-- BEGIN INFORMATION PROVIDED --

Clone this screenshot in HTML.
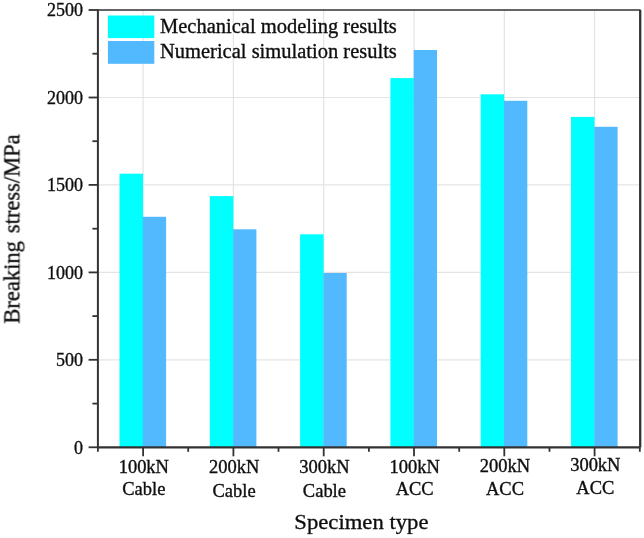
<!DOCTYPE html><html><head><meta charset="utf-8"><title>Breaking stress chart</title>
<style>html,body{margin:0;padding:0;background:#fff}body{width:644px;height:538px;overflow:hidden}svg{display:block}text{font-family:"Liberation Serif","Times New Roman",serif;fill:#111;stroke:#111;stroke-width:0.35px}</style></head><body>
<svg width="644" height="538" viewBox="0 0 644 538">
<rect width="644" height="538" fill="#fff"/>
<defs><filter id="soft" x="-2%" y="-2%" width="104%" height="104%"><feGaussianBlur stdDeviation="0.35"/></filter></defs>
<g filter="url(#soft)">
<g stroke="#e4e4e4" stroke-width="1.2">
<line x1="97.9" x2="639.8" y1="359.8" y2="359.8"/>
<line x1="97.9" x2="639.8" y1="272.4" y2="272.4"/>
<line x1="97.9" x2="639.8" y1="184.9" y2="184.9"/>
<line x1="97.9" x2="639.8" y1="97.5" y2="97.5"/>
<line x1="143.1" x2="143.1" y1="10.0" y2="447.3"/>
<line x1="233.4" x2="233.4" y1="10.0" y2="447.3"/>
<line x1="323.7" x2="323.7" y1="10.0" y2="447.3"/>
<line x1="414.0" x2="414.0" y1="10.0" y2="447.3"/>
<line x1="504.3" x2="504.3" y1="10.0" y2="447.3"/>
<line x1="594.6" x2="594.6" y1="10.0" y2="447.3"/>
</g>
<rect x="119.5" y="173.7" width="23.5" height="273.6" fill="#00ffff"/>
<rect x="142.8" y="216.8" width="23.3" height="230.5" fill="#52b9ff"/>
<rect x="209.8" y="196.1" width="23.5" height="251.2" fill="#00ffff"/>
<rect x="233.1" y="229.3" width="23.3" height="218.0" fill="#52b9ff"/>
<rect x="300.1" y="234.3" width="23.5" height="213.0" fill="#00ffff"/>
<rect x="323.4" y="273.0" width="23.3" height="174.3" fill="#52b9ff"/>
<rect x="390.4" y="78.1" width="23.5" height="369.2" fill="#00ffff"/>
<rect x="413.7" y="50.0" width="23.3" height="397.3" fill="#52b9ff"/>
<rect x="480.7" y="94.3" width="23.5" height="353.0" fill="#00ffff"/>
<rect x="504.0" y="100.8" width="23.3" height="346.5" fill="#52b9ff"/>
<rect x="571.0" y="116.9" width="23.5" height="330.4" fill="#00ffff"/>
<rect x="594.3" y="126.8" width="23.3" height="320.5" fill="#52b9ff"/>
<rect x="107.9" y="15.5" width="46.4" height="22.6" fill="#00ffff"/>
<rect x="107.9" y="41.0" width="46.4" height="22.8" fill="#52b9ff"/>
<text x="160" y="33.1" font-size="20.5">Mechanical modeling results</text>
<text x="160" y="58.3" font-size="20.5">Numerical simulation results</text>
<g stroke="#333" fill="none">
<line x1="97.9" x2="97.9" y1="9.4" y2="448.3" stroke-width="2"/>
<line x1="97.0" x2="640.6999999999999" y1="447.40000000000003" y2="447.40000000000003" stroke-width="2.2"/>
<line x1="97.9" x2="640.5999999999999" y1="10.0" y2="10.0" stroke-width="1.6"/>
<line x1="640.1999999999999" x2="640.1999999999999" y1="10.0" y2="447.3" stroke-width="2.3"/>
<line x1="88.6" x2="97.9" y1="447.3" y2="447.3" stroke-width="1.8"/>
<line x1="92.4" x2="97.9" y1="403.6" y2="403.6" stroke-width="1.8"/>
<line x1="88.6" x2="97.9" y1="359.8" y2="359.8" stroke-width="1.8"/>
<line x1="92.4" x2="97.9" y1="316.1" y2="316.1" stroke-width="1.8"/>
<line x1="88.6" x2="97.9" y1="272.4" y2="272.4" stroke-width="1.8"/>
<line x1="92.4" x2="97.9" y1="228.7" y2="228.7" stroke-width="1.8"/>
<line x1="88.6" x2="97.9" y1="184.9" y2="184.9" stroke-width="1.8"/>
<line x1="92.4" x2="97.9" y1="141.2" y2="141.2" stroke-width="1.8"/>
<line x1="88.6" x2="97.9" y1="97.5" y2="97.5" stroke-width="1.8"/>
<line x1="92.4" x2="97.9" y1="53.7" y2="53.7" stroke-width="1.8"/>
<line x1="88.6" x2="97.9" y1="10.0" y2="10.0" stroke-width="1.8"/>
<line x1="97.9" x2="97.9" y1="447.3" y2="451.8" stroke-width="1.8"/>
<line x1="143.1" x2="143.1" y1="447.3" y2="456.3" stroke-width="1.8"/>
<line x1="188.2" x2="188.2" y1="447.3" y2="451.8" stroke-width="1.8"/>
<line x1="233.4" x2="233.4" y1="447.3" y2="456.3" stroke-width="1.8"/>
<line x1="278.5" x2="278.5" y1="447.3" y2="451.8" stroke-width="1.8"/>
<line x1="323.7" x2="323.7" y1="447.3" y2="456.3" stroke-width="1.8"/>
<line x1="368.9" x2="368.9" y1="447.3" y2="451.8" stroke-width="1.8"/>
<line x1="414.0" x2="414.0" y1="447.3" y2="456.3" stroke-width="1.8"/>
<line x1="459.2" x2="459.2" y1="447.3" y2="451.8" stroke-width="1.8"/>
<line x1="504.3" x2="504.3" y1="447.3" y2="456.3" stroke-width="1.8"/>
<line x1="549.5" x2="549.5" y1="447.3" y2="451.8" stroke-width="1.8"/>
<line x1="594.6" x2="594.6" y1="447.3" y2="456.3" stroke-width="1.8"/>
<line x1="639.8" x2="639.8" y1="447.3" y2="451.8" stroke-width="1.8"/>
</g>
<text x="83" y="453.5" font-size="18" text-anchor="end">0</text>
<text x="83" y="366.0" font-size="18" text-anchor="end">500</text>
<text x="83" y="278.6" font-size="18" text-anchor="end">1000</text>
<text x="83" y="191.1" font-size="18" text-anchor="end">1500</text>
<text x="83" y="103.7" font-size="18" text-anchor="end">2000</text>
<text x="83" y="16.2" font-size="18" text-anchor="end">2500</text>
<text transform="translate(143.8,472.5) scale(1.04,1)" font-size="17.8" text-anchor="middle">100kN</text>
<text transform="translate(143.8,495.3) scale(1.04,1)" font-size="17.8" text-anchor="middle">Cable</text>
<text transform="translate(234.1,473.3) scale(1.04,1)" font-size="17.8" text-anchor="middle">200kN</text>
<text transform="translate(234.1,496.5) scale(1.04,1)" font-size="17.8" text-anchor="middle">Cable</text>
<text transform="translate(324.4,473.3) scale(1.04,1)" font-size="17.8" text-anchor="middle">300kN</text>
<text transform="translate(324.4,496.5) scale(1.04,1)" font-size="17.8" text-anchor="middle">Cable</text>
<text transform="translate(414.7,472.6) scale(1.04,1)" font-size="17.8" text-anchor="middle">100kN</text>
<text transform="translate(414.7,495.2) scale(1.04,1)" font-size="17.8" text-anchor="middle">ACC</text>
<text transform="translate(505.0,471.6) scale(1.04,1)" font-size="17.8" text-anchor="middle">200kN</text>
<text transform="translate(505.0,495.0) scale(1.04,1)" font-size="17.8" text-anchor="middle">ACC</text>
<text transform="translate(595.3,471.1) scale(1.04,1)" font-size="17.8" text-anchor="middle">300kN</text>
<text transform="translate(595.3,494.3) scale(1.04,1)" font-size="17.8" text-anchor="middle">ACC</text>
<text transform="translate(361.4,528.5) scale(1.036,1)" font-size="21.9" text-anchor="middle">Specimen type</text>
<text transform="translate(19.4,228.9) rotate(-90) scale(1.01,1)" word-spacing="2.2" font-size="22.3" text-anchor="middle">Breaking stress/MPa</text>
</g>
</svg></body></html>
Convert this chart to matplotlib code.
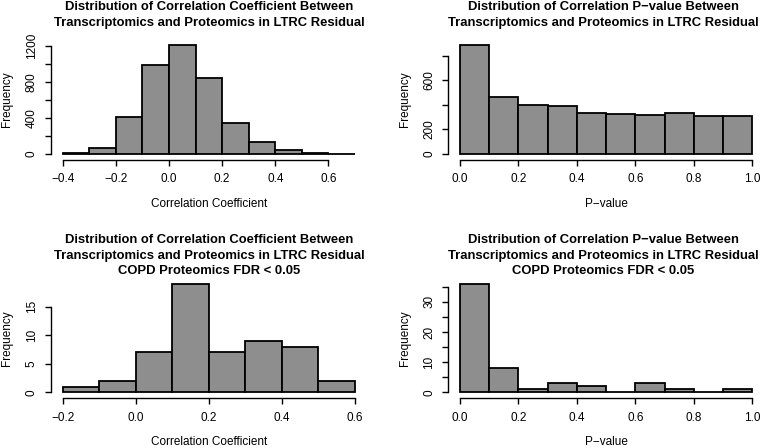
import numpy as np
import matplotlib.pyplot as plt

plt.rcParams['font.family'] = ['Liberation Sans', 'DejaVu Sans']

# histogram data (bin edges + counts)
coef_breaks = [-0.4, -0.3, -0.2, -0.1, 0.0, 0.1, 0.2, 0.3, 0.4, 0.5, 0.6, 0.7]
coef_counts = [5, 62, 405, 990, 1210, 838, 342, 128, 38, 12, 3]

pval_breaks = [0.0, 0.1, 0.2, 0.3, 0.4, 0.5, 0.6, 0.7, 0.8, 0.9, 1.0]
pval_counts = [887, 465, 394, 386, 329, 325, 313, 329, 307, 307]

fdr_coef_breaks = [-0.2, -0.1, 0.0, 0.1, 0.2, 0.3, 0.4, 0.5, 0.6]
fdr_coef_counts = [1, 2, 7, 19, 7, 9, 8, 2]

fdr_pval_breaks = [0.0, 0.1, 0.2, 0.3, 0.4, 0.5, 0.6, 0.7, 0.8, 0.9, 1.0]
fdr_pval_counts = [36, 8, 1, 3, 2, 0, 3, 1, 0, 1]

title_a = ["Distribution of Correlation Coefficient Between",
           "Transcriptomics and Proteomics in LTRC Residual"]
title_b = ["Distribution of Correlation P\u2212value Between",
           "Transcriptomics and Proteomics in LTRC Residual"]
sub = "COPD Proteomics FDR < 0.05"

W, H = 765, 448
fig = plt.figure(figsize=(W / 100, H / 100), dpi=100)

fill = '#8e8e8e'


def rhist(rect, breaks, counts, xticks, xlabels, yticks, ylabels, xlab):
    l, t, r, b = rect
    ax = fig.add_axes([l / W, 1 - b / H, (r - l) / W, (b - t) / H])
    breaks = np.array(breaks)
    counts = np.array(counts)
    ax.bar(breaks[:-1], counts, width=np.diff(breaks), align='edge',
           color=fill, edgecolor='black', linewidth=1.3)
    x0, x1 = breaks[0], breaks[-1]
    ymax = counts.max()
    ax.set_xlim(x0 - 0.04 * (x1 - x0), x1 + 0.04 * (x1 - x0))
    ax.set_ylim(-0.04 * ymax, 1.04 * ymax)
    for s in ['top', 'right']:
        ax.spines[s].set_visible(False)
    ax.spines['left'].set_bounds(yticks[0], yticks[-1])
    ax.spines['bottom'].set_bounds(xticks[0], xticks[-1])
    ax.spines['bottom'].set_position(('outward', 1.2))
    for s in ['left', 'bottom']:
        ax.spines[s].set_linewidth(1.0)
    ax.set_xticks(xticks)
    ax.set_xticklabels(xlabels, fontsize=8.5)
    ax.set_yticks(yticks)
    ax.set_yticklabels(ylabels, fontsize=8.5, rotation=90, va='center')
    ax.tick_params(length=4.5, width=1.0, pad=5)
    ax.set_xlabel(xlab, fontsize=8.5, labelpad=9)
    ax.set_ylabel('Frequency', fontsize=8.5, labelpad=9)
    ax.patch.set_visible(False)
    return ax


def fmt(vals):
    return [('\u2212' if v < 0 else '') + f"{abs(v):.1f}" for v in vals]


left_col = (51, 366.7)
right_col = (448.3, 764)

# top-left
xt = [-0.4, -0.2, 0.0, 0.2, 0.4, 0.6]
rhist((left_col[0], 40.5, left_col[1], 158.2), coef_breaks, coef_counts,
      xt, fmt(xt), [0, 200, 400, 600, 800, 1000, 1200],
      ['0', '', '400', '', '800', '', '1200'], 'Correlation Coefficient')

# top-right
xt = [0.0, 0.2, 0.4, 0.6, 0.8, 1.0]
rhist((right_col[0], 40.5, right_col[1], 158.2), pval_breaks, pval_counts,
      xt, fmt(xt), [0, 200, 400, 600, 800],
      ['0', '200', '', '600', ''], 'P\u2212value')

# bottom-left
xt = [-0.2, 0.0, 0.2, 0.4, 0.6]
rhist((left_col[0], 279.4, left_col[1], 396.7), fdr_coef_breaks, fdr_coef_counts,
      xt, fmt(xt), [0, 5, 10, 15], ['0', '5', '10', '15'], 'Correlation Coefficient')

# bottom-right
xt = [0.0, 0.2, 0.4, 0.6, 0.8, 1.0]
rhist((right_col[0], 279.4, right_col[1], 396.7), fdr_pval_breaks, fdr_pval_counts,
      xt, fmt(xt), [0, 5, 10, 15, 20, 25, 30, 35],
      ['0', '', '10', '', '20', '', '30', ''], 'P\u2212value')


def title(xc, lines, ys):
    for line, y in zip(lines, ys):
        fig.text(xc / W, 1 - y / H, line, ha='center', va='center',
                 fontsize=9.4, fontweight='bold')


cl = sum(left_col) / 2
cr = sum(right_col) / 2 - 3
title(cl, title_a, [7.5, 22.7])
title(cr, title_b, [7.5, 22.7])
title(cl, title_a + [sub], [240, 255.7, 270.7])
title(cr, title_b + [sub], [240, 255.7, 270.7])

fig.savefig('out.png', dpi=100)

-- END INFORMATION PROVIDED --

▶ [TASK GOAL]
Where a line in the entries holds the word "chart", copy that line.

▶ [SOLVED EXERCISE]
<!DOCTYPE html><html><head><meta charset="utf-8"><title>Breaking stress chart</title>
Convert this chart to matplotlib code.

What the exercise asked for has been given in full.